**Goal of the exercise**
Omitting the pictures, copy exactly each line from the one containing "Convert this diagram to TikZ code." up to and including the one containing "rectangle (1772, 899);".

● ● ●

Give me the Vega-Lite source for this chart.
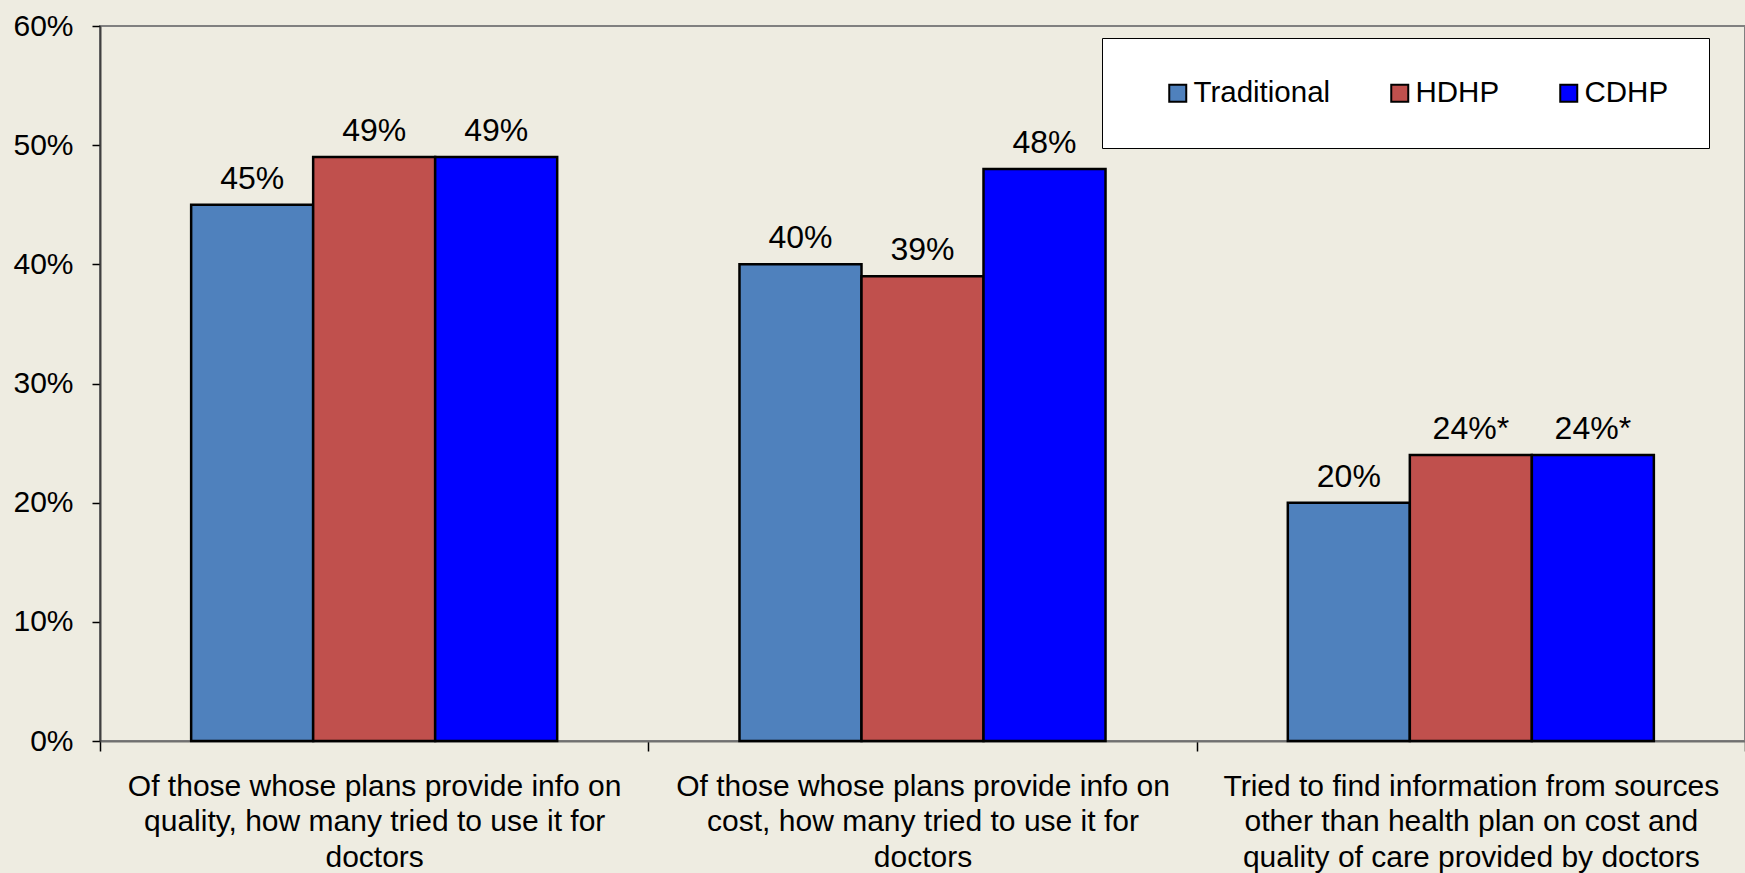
{
  "$schema": "https://vega.github.io/schema/vega-lite/v6.json",
  "autosize": "none",
  "width": 1645,
  "height": 715,
  "padding": {"left": 100, "top": 26, "right": 0, "bottom": 132},
  "background": "#EEECE1",
  "config": {
    "font": "Liberation Sans",
    "view": {"stroke": "#808080", "strokeWidth": 2}
  },
  "data": {
    "values": [
      {"group": "Of those whose plans provide info on|quality, how many tried to use it for|doctors", "plan": "Traditional", "value": 0.45, "label": "45%"},
      {"group": "Of those whose plans provide info on|quality, how many tried to use it for|doctors", "plan": "HDHP", "value": 0.49, "label": "49%"},
      {"group": "Of those whose plans provide info on|quality, how many tried to use it for|doctors", "plan": "CDHP", "value": 0.49, "label": "49%"},
      {"group": "Of those whose plans provide info on|cost, how many tried to use it for|doctors", "plan": "Traditional", "value": 0.40, "label": "40%"},
      {"group": "Of those whose plans provide info on|cost, how many tried to use it for|doctors", "plan": "HDHP", "value": 0.39, "label": "39%"},
      {"group": "Of those whose plans provide info on|cost, how many tried to use it for|doctors", "plan": "CDHP", "value": 0.48, "label": "48%"},
      {"group": "Tried to find information from sources|other than health plan on cost and|quality of care provided by doctors", "plan": "Traditional", "value": 0.20, "label": "20%"},
      {"group": "Tried to find information from sources|other than health plan on cost and|quality of care provided by doctors", "plan": "HDHP", "value": 0.24, "label": "24%*"},
      {"group": "Tried to find information from sources|other than health plan on cost and|quality of care provided by doctors", "plan": "CDHP", "value": 0.24, "label": "24%*"}
    ]
  },
  "encoding": {
    "x": {
      "field": "group",
      "type": "nominal",
      "sort": null,
      "scale": {"paddingInner": 0, "paddingOuter": 0},
      "axis": {
        "title": null,
        "labelExpr": "split(datum.label, '|')",
        "labelAngle": 0,
        "labelFontSize": 30,
        "labelLineHeight": 35.5,
        "labelLimit": 1000,
        "labelColor": "black",
        "labelPadding": 20,
        "tickBand": "extent",
        "tickSize": 10,
        "tickColor": "black",
        "tickWidth": 1.5,
        "domainColor": "#707070",
        "domainWidth": 2
      }
    },
    "xOffset": {
      "field": "plan",
      "type": "nominal",
      "sort": ["Traditional", "HDHP", "CDHP"],
      "scale": {"paddingInner": 0, "paddingOuter": 0.747}
    },
    "y": {
      "field": "value",
      "type": "quantitative",
      "scale": {"domain": [0, 0.6], "nice": false},
      "axis": {
        "title": null,
        "format": ".0%",
        "values": [0, 0.1, 0.2, 0.3, 0.4, 0.5, 0.6],
        "grid": false,
        "labelFontSize": 30,
        "labelColor": "black",
        "labelPadding": 19,
        "tickSize": 8,
        "tickColor": "black",
        "tickWidth": 1.5,
        "domainColor": "#404040",
        "domainWidth": 2
      }
    }
  },
  "layer": [
    {
      "mark": {"type": "bar", "stroke": "black", "strokeWidth": 2.5},
      "encoding": {
        "color": {
          "field": "plan",
          "type": "nominal",
          "scale": {"domain": ["Traditional", "HDHP", "CDHP"], "range": ["#4F81BD", "#C0504D", "#0000FF"]},
          "legend": {
            "orient": "none",
            "legendX": 1002,
            "legendY": 12,
            "direction": "horizontal",
            "title": " ",
            "titleOrient": "left",
            "titleFontSize": 10,
            "titlePadding": 21,
            "padding": 40,
            "fillColor": "white",
            "strokeColor": "black",
            "symbolType": "square",
            "symbolSize": 289,
            "symbolStrokeColor": "black",
            "symbolStrokeWidth": 2,
            "symbolOpacity": 1,
            "labelFontSize": 29.5,
            "labelColor": "black",
            "labelOffset": 1,
            "columnPadding": 54
          }
        }
      }
    },
    {
      "mark": {"type": "text", "baseline": "alphabetic", "align": "center", "dy": -16, "fontSize": 32, "color": "black"},
      "encoding": {
        "text": {"field": "label"}
      }
    }
  ]
}
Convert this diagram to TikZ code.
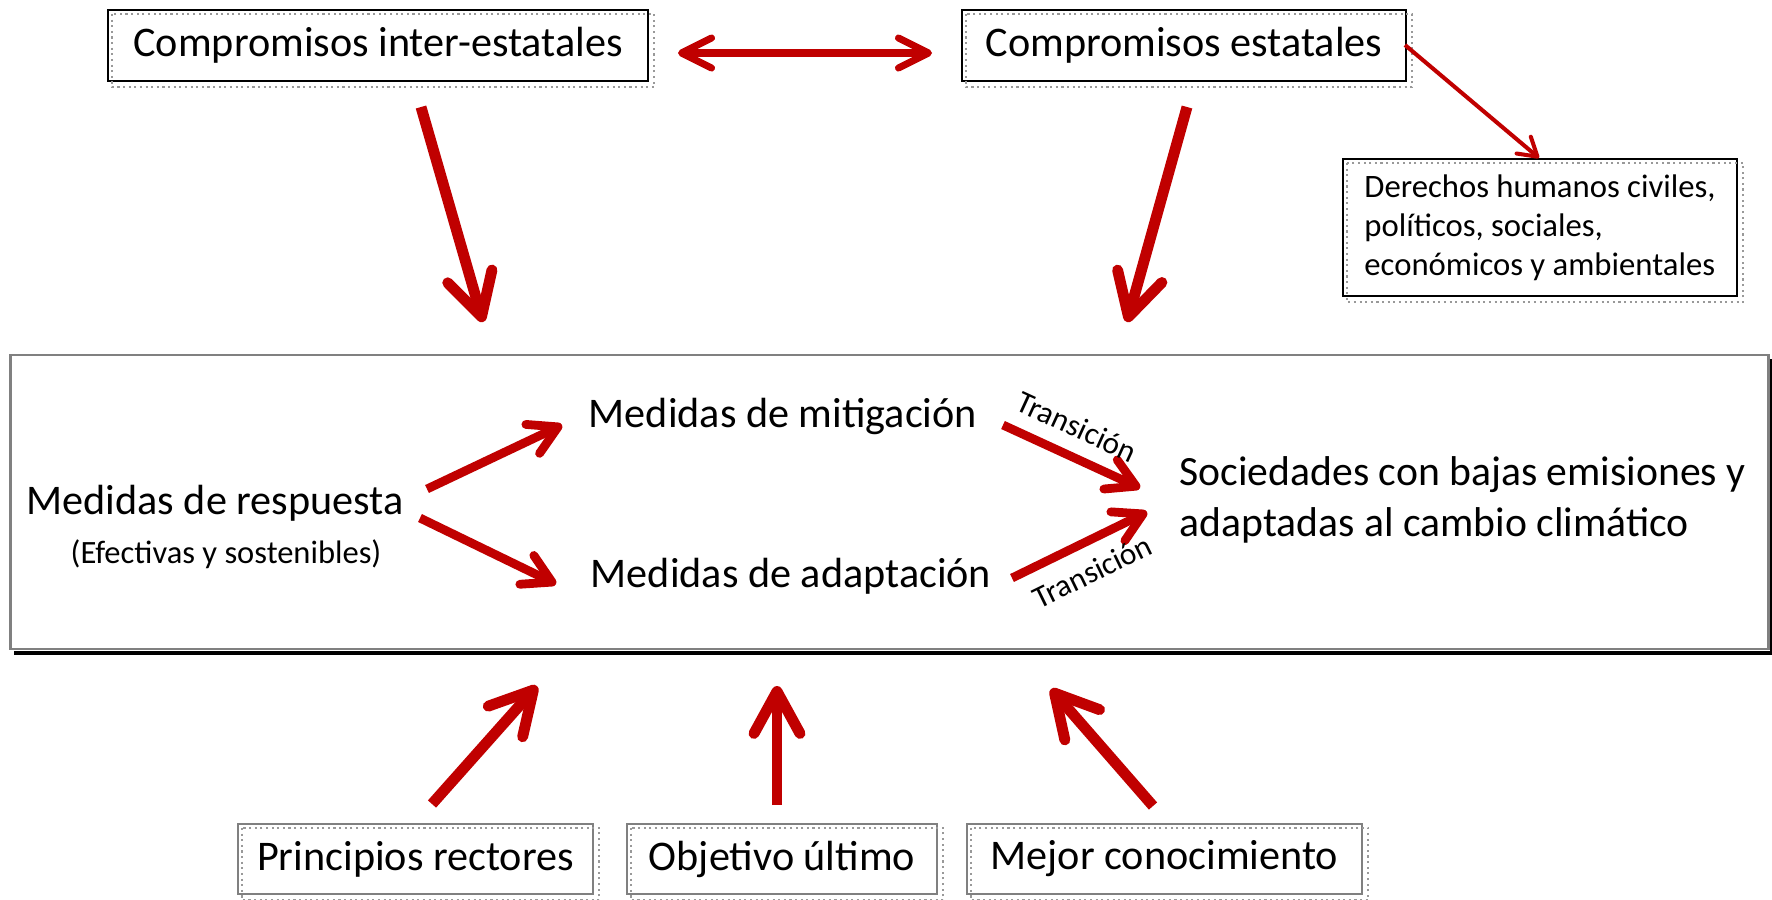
\documentclass[tikz,border=0pt]{standalone}
\usepackage{fontspec}
\setmainfont{Carlito}
\usetikzlibrary{arrows.meta}
\definecolor{arrowred}{RGB}{192,0,0}
\tikzset{
  box/.style = {draw, line width=0.6pt, inner sep=0, font=\fontsize{12}{14.4}\selectfont},
  graybox/.style = {box, draw=gray},
  dotframe/.style = {draw=gray!80, densely dotted, line width=0.6pt},
  bigarrow/.style = {arrowred, line width=3.1pt, -{Straight Barb[length=4.2mm, width=4.6mm, round]}},
  midarrow/.style = {arrowred, line width=2.5pt, -{Straight Barb[length=2.8mm, width=3.2mm, round]}},
  thinarrow/.style = {arrowred, line width=1.15pt, -{Straight Barb[length=1.8mm, width=2.2mm, round]}},
  label/.style = {font=\fontsize{12}{14.4}\selectfont, inner sep=0},
  translabel/.style = {text=black, sloped, inner sep=1pt, font=\fontsize{8.9}{11}\selectfont}
}

\begin{document}
\begin{tikzpicture}[x=0.01cm, y=-0.01cm]
    \useasboundingbox (0, 0) rectangle (1772, 899);

    % boxes
    \node [box, minimum width=5.4cm, minimum height=0.71cm] (inter) at (378, 45.5) {Compromisos inter-estatales};
    \node [box, minimum width=4.44cm, minimum height=0.71cm] (estatal) at (1184, 45.5) {Compromisos estatales};
    \node [box, minimum width=3.94cm, minimum height=1.37cm, align=left,
      font=\fontsize{9.3}{11.1}\selectfont] (derechos) at (1540, 227.5)
      {Derechos humanos civiles,\\políticos, sociales,\\económicos y ambientales};
    \node [graybox, minimum width=3.55cm, minimum height=0.7cm] (principios) at (415.5, 859) {Principios rectores};
    \node [graybox, minimum width=3.1cm, minimum height=0.7cm] (objetivo) at (782, 859) {Objetivo último};
    \node [graybox, minimum width=3.95cm, minimum height=0.7cm] (mejor) at (1164.5, 859) {Mejor conocimiento};

    \foreach \b in {inter, estatal, derechos, principios, objetivo, mejor}
      \draw [dotframe] ([shift={(5, 5)}]\b.north west) rectangle ([shift={(5, 5)}]\b.south east);

    % main frame with shadow
    \node [draw=gray, line width=0.6pt, minimum width=17.57cm, minimum height=2.94cm] (main) at (889.5, 502) {};
    \draw [line width=1.2pt] ([shift={(2.5, 5)}]main.north east) -- ([shift={(2.5, 2.5)}]main.south east)
      -- ([shift={(5, 2.5)}]main.south west);

    \node [label] (respuesta) at (215, 503) {Medidas de respuesta};
    \node [label, font=\fontsize{9.25}{11}\selectfont] (efectivas) at (226, 554) {(Efectivas y sostenibles)};
    \node [label] (mitigacion) at (783, 416) {Medidas de mitigación};
    \node [label] (adaptacion) at (791, 576) {Medidas de adaptación};
    \node [label, align=left, anchor=west, font=\fontsize{11.85}{14.4}\selectfont] (sociedades) at (1179, 500)
      {Sociedades con bajas emisiones y\\adaptadas al cambio climático};

    % arrow ends
    \coordinate (a1) at (678, 53);   \coordinate (a2) at (932, 53);
    \coordinate (b1) at (421, 107);  \coordinate (b2) at (483, 322);
    \coordinate (c1) at (1187, 107); \coordinate (c2) at (1127, 322);
    \coordinate (d1) at (1405, 45);  \coordinate (d2) at (1539, 158);
    \coordinate (e1) at (427, 489);  \coordinate (e2) at (562, 425);
    \coordinate (f1) at (420, 518);  \coordinate (f2) at (556, 584);
    \coordinate (g1) at (1003, 425); \coordinate (g2) at (1140, 488);
    \coordinate (h1) at (1012, 578); \coordinate (h2) at (1147, 512);
    \coordinate (p1) at (432, 804);  \coordinate (p2) at (537, 686);
    \coordinate (o1) at (777, 805);  \coordinate (o2) at (777, 686);
    \coordinate (m1) at (1153, 806); \coordinate (m2) at (1051, 689);

    \draw [arrowred, line width=2pt, {Straight Barb[length=3mm, width=3mm, round]}-{Straight Barb[length=3mm, width=3mm, round]}] (a1) -- (a2);
    \draw [bigarrow] (b1) -- (b2);
    \draw [bigarrow] (c1) -- (c2);
    \draw [thinarrow] (d1) -- (d2);
    \draw [midarrow] (e1) -- (e2);
    \draw [midarrow] (f1) -- (f2);
    \draw [midarrow] (g1) -- (g2) node [translabel, pos=0.45, above, yshift=3pt] {Transición};
    \draw [midarrow] (h1) -- (h2) node [translabel, pos=0.5, below, yshift=-3pt] {Transición};
    \draw [bigarrow] (p1) -- (p2);
    \draw [bigarrow] (o1) -- (o2);
    \draw [bigarrow] (m1) -- (m2);
  \end{tikzpicture}
\end{document}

● ● ●

**Finished answer**
Convert this diagram to TikZ code.
\documentclass[tikz,border=0pt]{standalone}
\usepackage{fontspec}
\setmainfont{Carlito}
\usetikzlibrary{arrows.meta}
\definecolor{arrowred}{RGB}{192,0,0}
\tikzset{
  box/.style = {draw, line width=0.6pt, inner sep=0, font=\fontsize{12}{14.4}\selectfont},
  graybox/.style = {box, draw=gray},
  dotframe/.style = {draw=gray!80, densely dotted, line width=0.6pt},
  bigarrow/.style = {arrowred, line width=3.1pt, -{Straight Barb[length=4.2mm, width=4.6mm, round]}},
  midarrow/.style = {arrowred, line width=2.5pt, -{Straight Barb[length=2.8mm, width=3.2mm, round]}},
  thinarrow/.style = {arrowred, line width=1.15pt, -{Straight Barb[length=1.8mm, width=2.2mm, round]}},
  label/.style = {font=\fontsize{12}{14.4}\selectfont, inner sep=0},
  translabel/.style = {text=black, sloped, inner sep=1pt, font=\fontsize{8.9}{11}\selectfont}
}

\begin{document}
\begin{tikzpicture}[x=0.01cm, y=-0.01cm]
    \useasboundingbox (0, 0) rectangle (1772, 899);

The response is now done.